The futurist’s ”mantra”.
Futures studies is a rather problematic term. You can’t study something that doesn’t exist and that is of course the essential thing about the future. You are in any given present standing in front of many potential futures. That’s why I talk about futures studies with future in the plural. On the other hand you can’t help trying to study the future. Decisions have to be made in the present, but have to work in the future. You do not make decisions that have to work in the past although attempts at rewriting history could be viewed like that. You can make decisions by rolling the dice or other incidental ways – and sometimes it seem that that is what is happening. If you do not want to make decisions that way you have to base your decisions on some assumptions as to what kind of future you think your decision will have to work on. These assumptions are not necessarily right. In fact they are often wrong, but if you are aware of what kind of assumptions you are basing your decision making on you are at least able to see when you are wrong. So a qualified guess is better than nothing.

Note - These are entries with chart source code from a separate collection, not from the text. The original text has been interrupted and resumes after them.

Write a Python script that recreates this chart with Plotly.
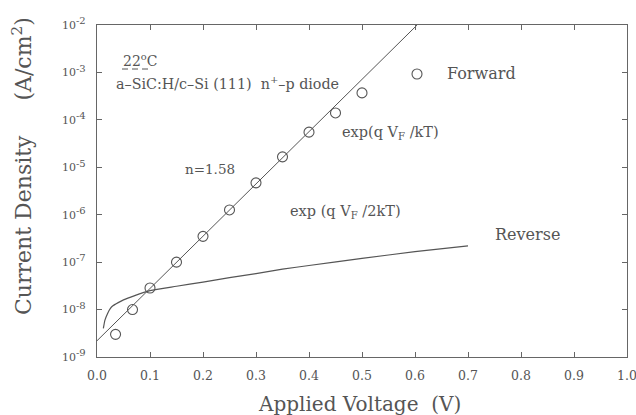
import plotly.graph_objects as go

# Forward data (circles)
fwd_v = [0.035, 0.067, 0.10, 0.15, 0.20, 0.25, 0.30, 0.35, 0.40, 0.45, 0.50]
fwd_j = [3.0e-9, 1.0e-8, 2.85e-8, 1.0e-7, 3.5e-7, 1.26e-6, 4.7e-6, 1.66e-5, 5.5e-5, 1.4e-4, 3.7e-4]

# Ideality fit line (n = 1.58)
fit_v = [0.0, 0.604]
fit_j = [2.2e-9, 1.0e-2]

# Reverse current curve
rev_v = [0.012, 0.015, 0.02, 0.025, 0.03, 0.04, 0.05, 0.07, 0.10, 0.15, 0.20,
         0.25, 0.30, 0.35, 0.40, 0.50, 0.60, 0.70]
rev_j = [4.0e-9, 6.0e-9, 8.3e-9, 1.05e-8, 1.2e-8, 1.4e-8, 1.6e-8, 1.95e-8, 2.5e-8,
         3.1e-8, 3.8e-8, 4.7e-8, 5.75e-8, 7.1e-8, 8.5e-8, 1.2e-7, 1.66e-7, 2.2e-7]

x_ticks = [0.0, 0.1, 0.2, 0.3, 0.4, 0.5, 0.6, 0.7, 0.8, 0.9, 1.0]
x_labels = ["0.0", "0.1", "0.2", "0.3", "0.4", "0.5", "0.6", "0.7", "0.8", "0.9", "1.0"]
y_ticks = [1e-9, 1e-8, 1e-7, 1e-6, 1e-5, 1e-4, 1e-3, 1e-2]
y_exps = ["-9", "-8", "-7", "-6", "-5", "-4", "-3", "-2"]

FONT = "DejaVu Serif"
TXT = "#555555"
LINE = "#555555"

y_labels = ["10<sup><span style='font-size:10px'>%s</span></sup>" % e for e in y_exps]

fig = go.Figure()
fig.add_trace(go.Scatter(x=fit_v, y=fit_j, mode="lines",
                         line=dict(color=LINE, width=1), showlegend=False))
fig.add_trace(go.Scatter(x=rev_v, y=rev_j, mode="lines", line_shape="spline",
                         line=dict(color=LINE, width=1.2, smoothing=0.6), showlegend=False))
fig.add_trace(go.Scatter(x=fwd_v, y=fwd_j, mode="markers",
                         marker=dict(symbol="circle-open", size=10, color=LINE,
                                     line=dict(color=LINE, width=1.1)),
                         showlegend=False))

axis_common = dict(showline=True, mirror="ticks", linecolor="#666666", linewidth=1.2,
                   ticks="inside", ticklen=5, tickcolor="#666666", tickwidth=1,
                   showgrid=False, zeroline=False, ticklabeloverflow="allow")

fig.update_xaxes(range=[0, 1], tickmode="array", tickvals=x_ticks, ticktext=x_labels,
                 tickfont=dict(family=FONT, size=12.5, color=TXT), ticklabelstandoff=7,
                 **axis_common)
fig.update_yaxes(type="log", range=[-9, -2], tickmode="array", tickvals=y_ticks,
                 ticktext=y_labels, tickfont=dict(family=FONT, size=11, color=TXT),
                 ticklabelstandoff=8, **axis_common)

def px_x(p):
    return (p - 97) / 530.0

def px_y(p):
    return (357 - p) / 332.0

annots = [
    dict(text="22<sup>o</sup>C", x=px_x(121), y=px_y(60), size=14),
    dict(text="a–SiC:H/c–Si (111)&nbsp; n<sup>+</sup>–p diode", x=px_x(114), y=px_y(83), size=14.3),
    dict(text="n=1.58", x=px_x(183), y=px_y(169), size=13.5),
    dict(text="exp(q V<sub>F</sub> /kT)", x=px_x(340), y=px_y(133), size=14.5),
    dict(text="exp (q V<sub>F</sub> /2kT)", x=px_x(288), y=px_y(212), size=14.5),
    dict(text="Forward", x=px_x(445), y=px_y(73), size=16),
    dict(text="Reverse", x=px_x(493), y=px_y(234), size=16),
]
for a in annots:
    fig.add_annotation(text=a["text"], x=a["x"], y=a["y"], xref="paper", yref="paper",
                       xanchor="left", yanchor="middle", showarrow=False,
                       font=dict(family=FONT, size=a["size"], color=TXT))

fig.add_annotation(text="Current Density&nbsp;&nbsp;&nbsp;&nbsp;&nbsp;(A/cm<sup>2</sup>)",
                   textangle=-90, x=px_x(22), y=px_y(166), xref="paper", yref="paper",
                   xanchor="center", yanchor="middle", showarrow=False,
                   font=dict(family=FONT, size=22, color=TXT))
fig.add_annotation(text="Applied Voltage&nbsp;&nbsp;(V)", x=px_x(359), y=px_y(404),
                   xref="paper", yref="paper", xanchor="center", yanchor="middle",
                   showarrow=False, font=dict(family=FONT, size=20, color=TXT))

# dashed underline under 22 C
fig.add_shape(type="line", xref="paper", yref="paper", x0=px_x(122), x1=px_x(152),
              y0=px_y(69), y1=px_y(69), line=dict(color=TXT, width=1, dash="6px,4px"))
# legend key circle for Forward
fig.add_shape(type="circle", xref="paper", yref="paper", xsizemode="pixel",
              ysizemode="pixel", xanchor=px_x(417), yanchor=px_y(74),
              x0=-5, x1=5, y0=-5, y1=5, line=dict(color=LINE, width=1.1))

fig.update_layout(template="none", width=636, height=415,
                  margin=dict(l=97, r=9, t=25, b=58, autoexpand=False),
                  font=dict(family=FONT, size=13, color=TXT),
                  plot_bgcolor="white", paper_bgcolor="white")

fig.write_html("out.html", config={"displayModeBar": False},
               post_script="document.body.style.margin='0';document.body.style.overflow='hidden';")
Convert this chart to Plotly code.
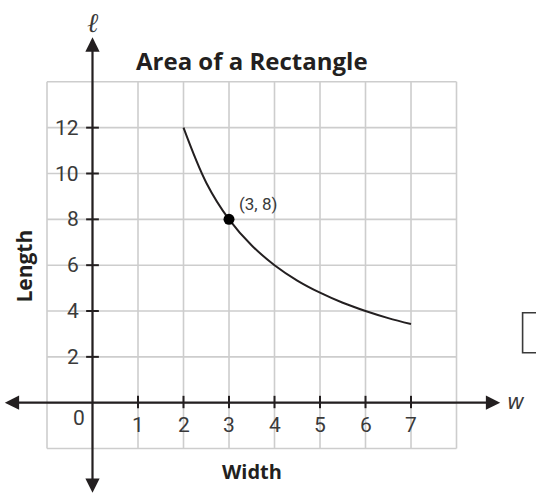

Basically futures studies concerns the present. Gaston Berger said that “the purpose of looking at the future is to disturb the present”. We travel figuratively into the future in order to find inspiration for the decisions that have to be made in the present. Hence arguments are more important than conclusions. Of what use is the brilliant futurist who is able to predict accurately what is going to happen in ten years if these brilliant predictions aren’t accompanied by arguments on why this is going to happen. You can’t wait for ten years to see whether it really is going to happen. The arguments can be used to monitor the present to see whether reality is on the predicted track.
Futures studies – at least the way I do it – is intended to inspire others in their decision making. Therefore the way futures studies is presented is important. There was a time where you would expect that the more boring, the cleverer the report. Now reports, articles or presentations have to be presented in a way that make people read or listen and give them an AHA experience. Uninspiring futures studies is not used and hence – however right they may be- uninteresting. Futures studies are here to be used.
Finally I think a futurist ought to be ’value free’. The futurist’s job is not to tell people what they ought to do but rather what they could do. I know perfectly well that value free research is impossible but I think the futurist ought to have it as an ambition.